How far back can we go?

Most of these events happened many centuries ago and were never written down, and all we have now is vague oral histories that may or may not even be accurate. Particularly when one tribe forces out another, it rather behooves the conquering tribe to tell the story in their own favor, as one of “reclaiming” land that was rightfully theirs all along, whether or not that was actually true—as they say, history is written by the victors. (I think it’s actually more true when the history is never actually written.) And in some cases it’s probably even true! In others, that land may have been contested between the two tribes for so long that nobody honestly knows who owned it first.

It feels wrong to legitimate the conquests of colonial imperialism, but it feels just as wrong to simply push it back one step—or three steps, or seven steps.

I think that ultimately what we must do is acknowledge this entire history.

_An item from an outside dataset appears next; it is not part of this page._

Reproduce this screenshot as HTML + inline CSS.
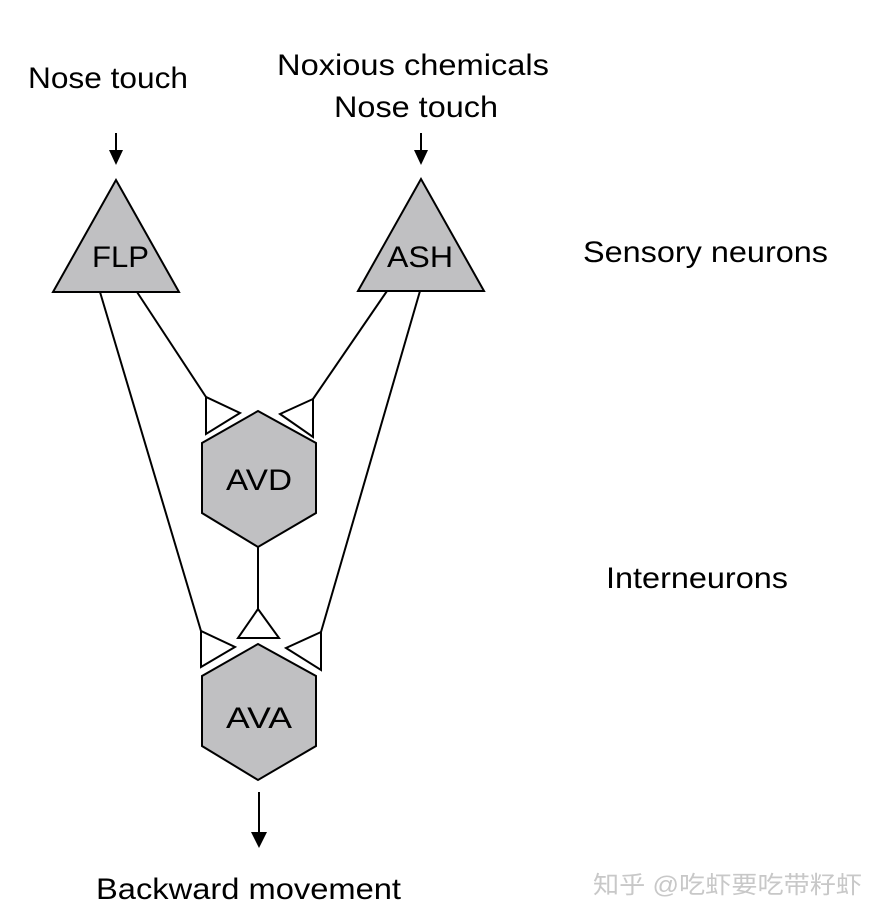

We must acknowledge that this land was stolen by force from Native Americans, and also that most of those Native Americans acquired their land by stealing it by force from other Native Americans, and the chain goes back farther than we have records. We must acknowledge that this is by no means unique to the United States but in fact a universal feature of almost all land held by anyone anywhere in the world. We must acknowledge that this chain of violence and conquest has been a part of human existence since time immemorial—and affirm our commitment to end it, once and for all.

That doesn’t simply mean accepting the current allocation of land; land, like many other resources, is clearly distributed unequally and unfairly. But it does mean that however we choose to allocate land, we must do so by a fair and peaceful process, not by force and conquest. The chain of violence that has driven human history for thousands of years must finally be brought to an end.